— BEGIN The data —

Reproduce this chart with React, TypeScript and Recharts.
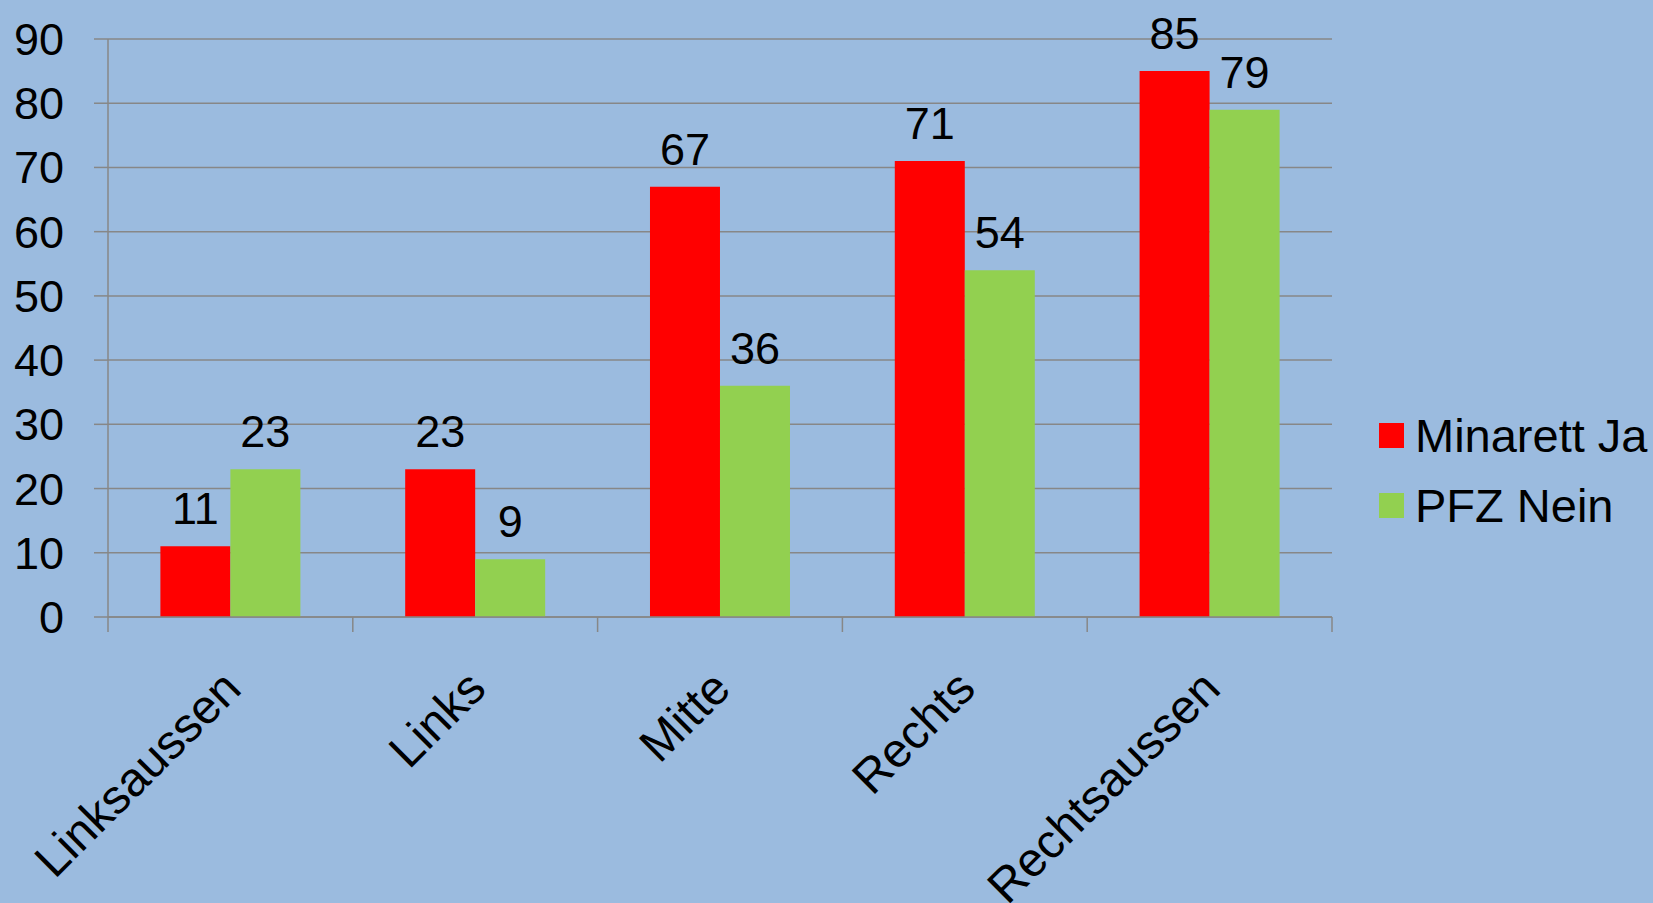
import React from 'react'
import { BarChart, Bar, XAxis, YAxis, CartesianGrid, Legend, LabelList } from 'recharts'

const categories = ['Linksaussen', 'Links', 'Mitte', 'Rechts', 'Rechtsaussen']
const minarettJa = [11, 23, 67, 71, 85]
const pfzNein = [23, 9, 36, 54, 79]
const yTicks = [0, 10, 20, 30, 40, 50, 60, 70, 80, 90]

const seriesInfo = [
  { key: 'ja', name: 'Minarett Ja', color: '#FF0000' },
  { key: 'nein', name: 'PFZ Nein', color: '#92D050' },
]

const data = categories.map((c, i) => ({ cat: c, ja: minarettJa[i], nein: pfzNein[i] }))

const FONT = '"Liberation Sans", Arial, sans-serif'
const GRID = '#878787'

// category label plus the tick marks on the category boundaries
function CatTick(props: any) {
  const { x, y, payload, index } = props
  const half = payload?.offset ?? 0
  const ax = x + 13
  const ay = y + 74
  return (
    <g>
      <line x1={x - half} y1={y} x2={x - half} y2={y + 15} stroke={GRID} strokeWidth={1.5} />
      {index === categories.length - 1 && (
        <line x1={x + half} y1={y} x2={x + half} y2={y + 15} stroke={GRID} strokeWidth={1.5} />
      )}
      <text x={ax} y={ay} textAnchor="end" fontSize={48} fontFamily={FONT} fill="#000"
        transform={`rotate(-45 ${ax} ${ay})`}>
        {payload.value}
      </text>
    </g>
  )
}

function LegendBox() {
  return (
    <div style={{ fontFamily: FONT, fontSize: 47, color: '#000' }}>
      {seriesInfo.map((s) => (
        <div key={s.key} style={{ display: 'flex', alignItems: 'center', height: 70 }}>
          <span style={{ display: 'inline-block', width: 25, height: 25, background: s.color, marginRight: 11 }} />
          <span style={{ lineHeight: '47px', whiteSpace: 'nowrap' }}>{s.name}</span>
        </div>
      ))}
    </div>
  )
}

export default function App() {
  return (
    <div style={{ position: 'fixed', left: 0, top: 0, width: 1653, height: 903, background: '#9BBBDF', overflow: 'hidden' }}>
      <BarChart width={1653} height={903} data={data}
        margin={{ top: 39, right: 41, left: 0, bottom: 0 }}
        barCategoryGap="21.4%" barGap={0}>
        <CartesianGrid vertical={false} stroke={GRID} strokeWidth={1.5} />
        <XAxis dataKey="cat" height={286} tick={<CatTick />} tickLine={false}
          stroke={GRID} strokeWidth={1.5} tickSize={0} tickMargin={0} interval={0} />
        <YAxis domain={[0, 90]} ticks={yTicks} width={108} tickSize={14} tickMargin={30}
          stroke={GRID} strokeWidth={1.5}
          tick={{ fontSize: 45, fontFamily: FONT, fill: '#000' }} />
        <Legend layout="vertical" align="right" verticalAlign="top" content={<LegendBox />}
          wrapperStyle={{ left: 1379, top: 400, width: 280 }} />
        {seriesInfo.map((s) => (
          <Bar key={s.key} dataKey={s.key} name={s.name} fill={s.color} isAnimationActive={false}>
            <LabelList dataKey={s.key} position="top" offset={22} fontSize={45} fontFamily={FONT} fill="#000" />
          </Bar>
        ))}
      </BarChart>
    </div>
  )
}
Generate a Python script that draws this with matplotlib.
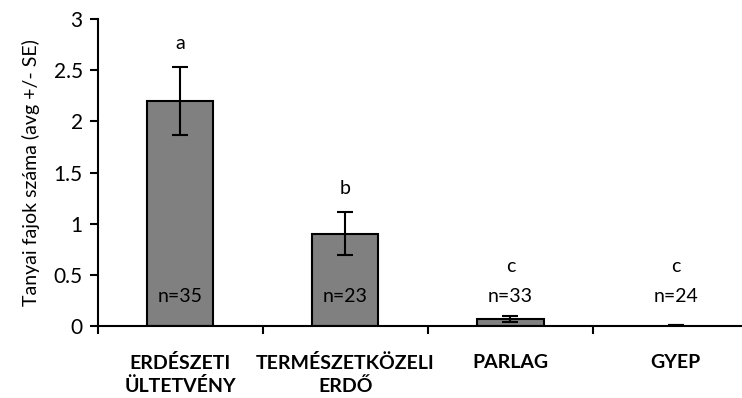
import matplotlib.pyplot as plt
import numpy as np

plt.rcParams['font.family'] = ['Lato', 'DejaVu Sans']

categories = ['ERDÉSZETI\nÜLTETVÉNY', 'TERMÉSZETKÖZELI\nERDŐ', 'PARLAG', 'GYEP']
means = [2.2, 0.9, 0.065, 0.01]
se = [0.33, 0.21, 0.03, 0.0]
letters = ['a', 'b', 'c', 'c']
n_labels = ['n=35', 'n=23', 'n=33', 'n=24']

fig = plt.figure(figsize=(7.42, 3.98), dpi=100)
ax = fig.add_axes([0.132, 0.181, 0.8896, 0.771])

x = np.arange(len(categories))
# near-zero bars get no outline so only the error cap remains
edge_w = [1.5 if m > 0.03 else 0 for m in means]
ax.bar(x, means, width=0.4, color='#808080', edgecolor='black', linewidth=edge_w, zorder=2)
ax.errorbar(x, means, yerr=se, fmt='none', ecolor='black', elinewidth=1.5,
            capsize=6, capthick=1.5, zorder=3)

# significance letters sit above the error bar, or at a fixed height for the small bars
for i in range(len(categories)):
    top = means[i] + se[i]
    ly = top + 0.23 if top > 0.5 else 0.58
    ax.text(x[i], ly, letters[i], ha='center', va='center', fontsize=14)
    ax.text(x[i], 0.29, n_labels[i], ha='center', va='center', fontsize=14, zorder=4)

ax.set_xlim(-0.5, 3.5)
ax.set_ylim(0, 3)
ax.set_yticks([0, 0.5, 1, 1.5, 2, 2.5, 3])
ax.set_yticklabels(['0', '0.5', '1', '1.5', '2', '2.5', '3'])
ax.set_xticks(x)
ax.set_xticklabels(categories, fontweight='bold', fontsize=14, linespacing=1.35)
ax.set_xticks([-0.5, 0.5, 1.5, 2.5, 3.5], minor=True)
ax.tick_params(axis='x', which='major', length=0, pad=20)
ax.tick_params(axis='x', which='minor', length=6, width=1.5, direction='out')
ax.tick_params(axis='y', length=6, width=1.5, direction='out', labelsize=15, pad=5)
ax.set_ylabel('Tanyai fajok száma (avg +/- SE)', fontsize=14, labelpad=10)

for s in ['top', 'right']:
    ax.spines[s].set_visible(False)
for s in ['left', 'bottom']:
    ax.spines[s].set_linewidth(1.5)

fig.savefig('out.png', dpi=100)
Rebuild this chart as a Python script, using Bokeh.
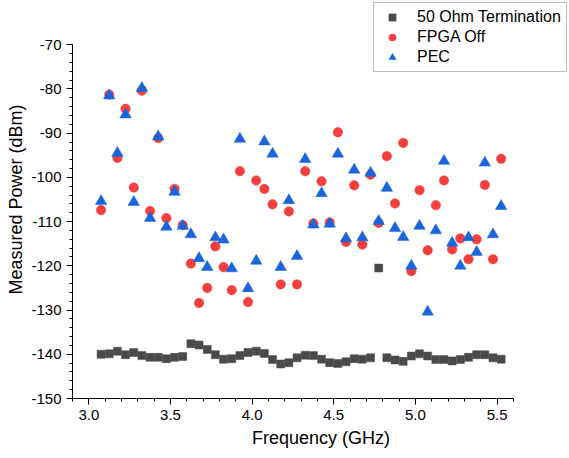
from bokeh.plotting import figure
from bokeh.models import SingleIntervalTicker, NumeralTickFormatter, Legend, LegendItem
from bokeh.embed import file_html
from bokeh.resources import INLINE

# ---- data ----
freq_ghz = [3.075, 3.125, 3.175, 3.225, 3.275, 3.325, 3.375, 3.425, 3.475, 3.525,
            3.575, 3.625, 3.675, 3.725, 3.775, 3.825, 3.875, 3.925, 3.975, 4.025,
            4.075, 4.125, 4.175, 4.225, 4.275, 4.325, 4.375, 4.425, 4.475, 4.525,
            4.575, 4.625, 4.675, 4.725, 4.775, 4.825, 4.875, 4.925, 4.975, 5.025,
            5.075, 5.125, 5.175, 5.225, 5.275, 5.325, 5.375, 5.425, 5.475, 5.525]

term_50ohm = [-140.0, -139.9, -139.3, -140.1, -139.6, -140.3, -140.7, -140.7, -141.0, -140.7,
              -140.5, -137.6, -137.9, -138.9, -140.1, -141.1, -141.0, -140.3, -139.6, -139.3,
              -139.8, -141.2, -142.2, -141.9, -140.8, -140.2, -140.3, -141.1, -141.9, -142.1,
              -141.7, -141.0, -141.1, -140.8, -120.5, -140.8, -141.3, -141.6, -140.4, -139.9,
              -140.4, -141.2, -141.2, -141.5, -141.2, -140.7, -140.1, -140.1, -140.8, -141.1]

fpga_off = [-107.4, -81.3, -95.6, -84.5, -102.3, -80.4, -107.6, -91.1, -109.2, -102.6,
            -110.8, -119.5, -128.4, -125.0, -115.6, -120.3, -125.5, -98.6, -128.2, -100.7,
            -102.6, -106.1, -124.2, -107.7, -124.2, -98.6, -110.4, -100.9, -110.2, -89.8,
            -114.6, -101.8, -115.2, -99.4, -110.3, -95.2, -105.9, -92.2, -121.2, -102.9,
            -116.5, -106.3, -100.7, -116.3, -113.8, -118.5, -114.0, -101.7, -118.5, -95.8]

pec = [-105.4, -81.5, -94.5, -85.8, -105.6, -79.8, -109.2, -90.8, -111.2, -103.3,
       -111.0, -112.9, -118.3, -120.3, -113.6, -114.1, -120.6, -91.3, -125.1, -118.9,
       -91.9, -94.7, -120.3, -105.2, -117.8, -95.9, -110.7, -103.6, -110.5, -94.7,
       -113.8, -98.3, -113.6, -99.0, -109.9, -102.4, -111.5, -113.5, -120.0, -111.0,
       -130.4, -112.0, -96.3, -114.8, -120.0, -113.6, -116.9, -96.7, -112.9, -106.5]

series_names = ["50 Ohm Termination", "FPGA Off", "PEC"]

# axis extents actually drawn (the plot area is larger so the legend can sit in the corner)
x_axis_bounds = (2.9, 5.6)
y_axis_bounds = (-150, -70)

FONT = "Liberation Sans"

p = figure(width=569, height=458, x_range=(2.9, 5.9435), y_range=(-150, -60.0),
           output_backend="svg", toolbar_location=None,
           min_border_left=72, min_border_right=0, min_border_top=0, min_border_bottom=60)
p.outline_line_color = None
p.xgrid.visible = False
p.ygrid.visible = False
p.background_fill_color = "white"
p.border_fill_color = "white"

r_sq = p.scatter(freq_ghz, term_50ohm, marker="square", size=8,
                 fill_color="#4a4a4a", line_color="#4a4a4a", line_width=0.5)
r_ci = p.scatter(freq_ghz, fpga_off, marker="circle", size=9.5,
                 fill_color="#f43f3f", line_color="#f43f3f", line_width=0.5)
r_tr = p.scatter(freq_ghz, pec, marker="triangle", size=11.5,
                 fill_color="#1a66d8", line_color="#1a66d8", line_width=0.5)

for ax, interval, bnds in ((p.xaxis[0], 0.5, x_axis_bounds), (p.yaxis[0], 10, y_axis_bounds)):
    ax.ticker = SingleIntervalTicker(interval=interval, num_minor_ticks=5)
    ax.bounds = bnds
    ax.axis_line_color = "black"
    ax.major_tick_line_color = "black"
    ax.minor_tick_line_color = "black"
    ax.major_tick_out = 6
    ax.major_tick_in = 0
    ax.minor_tick_out = 3
    ax.minor_tick_in = 0
    ax.major_label_text_font = FONT
    ax.major_label_text_font_size = "15px"
    ax.major_label_text_color = "black"
    ax.axis_label_text_font = FONT
    ax.axis_label_text_font_size = "18px"
    ax.axis_label_text_font_style = "normal"
    ax.axis_label_text_color = "black"

p.xaxis[0].formatter = NumeralTickFormatter(format="0.0")
p.yaxis[0].formatter = NumeralTickFormatter(format="0")
p.xaxis[0].axis_label = "Frequency (GHz)"
p.yaxis[0].axis_label = "Measured Power (dBm)"
p.xaxis[0].major_label_standoff = 5
p.yaxis[0].major_label_standoff = 5
p.xaxis[0].axis_label_standoff = 5
p.yaxis[0].axis_label_standoff = 2

legend = Legend(items=[LegendItem(label=series_names[0], renderers=[r_sq]),
                       LegendItem(label=series_names[1], renderers=[r_ci]),
                       LegendItem(label=series_names[2], renderers=[r_tr])],
                location=(301, 326))
legend.label_text_font = FONT
legend.label_text_font_size = "16px"
legend.label_text_color = "black"
legend.padding = 5
legend.spacing = 2
legend.margin = 0
legend.glyph_width = 26
legend.glyph_height = 18
legend.label_height = 18
legend.label_standoff = 12
legend.border_line_color = "#7f7f7f"
legend.border_line_width = 1
legend.background_fill_color = "white"
legend.background_fill_alpha = 1.0
p.add_layout(legend, "center")

open("out.html", "w").write(file_html(p, INLINE))
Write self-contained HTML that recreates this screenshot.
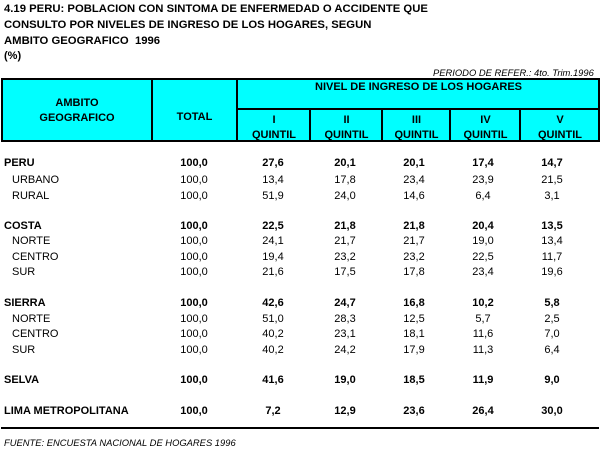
<!DOCTYPE html>
<html><head><meta charset="utf-8"><style>
body{margin:0;width:601px;height:453px;background:#fff;position:relative;overflow:hidden;font-family:"Liberation Sans",Arial,sans-serif;font-size:11px;color:#000}
div{position:absolute;white-space:nowrap}
.b{font-weight:bold}
.t{font-weight:bold;font-size:11.3px}
.c{text-align:center}
.r{text-align:right}
.ln{background:#000}
</style></head><body>
<div class="t" style="left:4px;top:3px">4.19 PERU: POBLACION CON SINTOMA DE ENFERMEDAD O ACCIDENTE QUE</div>
<div class="t" style="left:4px;top:19px">CONSULTO POR NIVELES DE INGRESO DE LOS HOGARES, SEGUN</div>
<div class="t" style="left:4px;top:35px">AMBITO GEOGRAFICO&nbsp; 1996</div>
<div class="b" style="left:4px;top:50px">(%)</div>
<div style="left:433px;top:67px;font-style:italic;font-size:9.4px">PERIODO DE REFER.: 4to. Trim.1996</div>

<div style="left:1px;top:78px;width:595px;height:60px;background:#00ffff;border:2px solid #000"></div>
<div class="ln" style="left:151px;top:78px;width:2px;height:62px"></div>
<div class="ln" style="left:236px;top:78px;width:2px;height:62px"></div>
<div class="ln" style="left:236px;top:108px;width:363px;height:2px"></div>
<div class="ln" style="left:309px;top:108px;width:2px;height:32px"></div>
<div class="ln" style="left:381px;top:108px;width:2px;height:32px"></div>
<div class="ln" style="left:449px;top:108px;width:2px;height:32px"></div>
<div class="ln" style="left:519px;top:108px;width:2px;height:32px"></div>

<div class="b c" style="left:2px;width:150px;top:96px;line-height:15px">AMBITO<br>GEOGRAFICO</div>
<div class="b c" style="left:152px;width:85px;top:111px">TOTAL</div>
<div class="b c" style="left:238px;width:361px;top:81px">NIVEL DE INGRESO DE LOS HOGARES</div>
<div class="b c" style="left:238px;width:72px;top:113px;line-height:15px">I<br>QUINTIL</div>
<div class="b c" style="left:311px;width:71px;top:113px;line-height:15px">II<br>QUINTIL</div>
<div class="b c" style="left:383px;width:67px;top:113px;line-height:15px">III<br>QUINTIL</div>
<div class="b c" style="left:451px;width:69px;top:113px;line-height:15px">IV<br>QUINTIL</div>
<div class="b c" style="left:521px;width:78px;top:113px;line-height:15px">V<br>QUINTIL</div>

<div id="rows"></div>
<div class="ln" style="left:1px;top:427px;width:598px;height:2px"></div>
<div style="left:4px;top:437px;font-style:italic;font-size:9.4px">FUENTE: ENCUESTA NACIONAL DE HOGARES 1996</div>
<script>
var R=[[157,1,"PERU","100,0","27,6","20,1","20,1","17,4","14,7"],
[174,0,"URBANO","100,0","13,4","17,8","23,4","23,9","21,5"],
[190,0,"RURAL","100,0","51,9","24,0","14,6","6,4","3,1"],
[220,1,"COSTA","100,0","22,5","21,8","21,8","20,4","13,5"],
[235,0,"NORTE","100,0","24,1","21,7","21,7","19,0","13,4"],
[251,0,"CENTRO","100,0","19,4","23,2","23,2","22,5","11,7"],
[266,0,"SUR","100,0","21,6","17,5","17,8","23,4","19,6"],
[297,1,"SIERRA","100,0","42,6","24,7","16,8","10,2","5,8"],
[313,0,"NORTE","100,0","51,0","28,3","12,5","5,7","2,5"],
[328,0,"CENTRO","100,0","40,2","23,1","18,1","11,6","7,0"],
[344,0,"SUR","100,0","40,2","24,2","17,9","11,3","6,4"],
[374,1,"SELVA","100,0","41,6","19,0","18,5","11,9","9,0"],
[405,1,"LIMA METROPOLITANA","100,0","7,2","12,9","23,6","26,4","30,0"]];
var E=[194,273,345,414,483,552],h="";
R.forEach(function(r){var b=r[1]?' b':'';
h+='<div class="'+b+'" style="left:'+(r[1]?4:12)+'px;top:'+r[0]+'px">'+r[2]+'</div>';
for(var i=0;i<6;i++)h+='<div class="c'+b+'" style="left:'+(E[i]-30)+'px;width:60px;top:'+r[0]+'px">'+r[3+i]+'</div>';});
document.getElementById('rows').outerHTML=h;
</script>
</body></html>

— END The data —

Stated task
Only the lines from "Rebuild this chart" through "from bokeh.resources import INLINE" should appear in your output, copied exactly with both end lines, and with no pictures.

Task solution
Rebuild this chart as a Python script, using Bokeh.
from bokeh.plotting import figure
from bokeh.models import SingleIntervalTicker, NumeralTickFormatter, Legend, LegendItem
from bokeh.embed import file_html
from bokeh.resources import INLINE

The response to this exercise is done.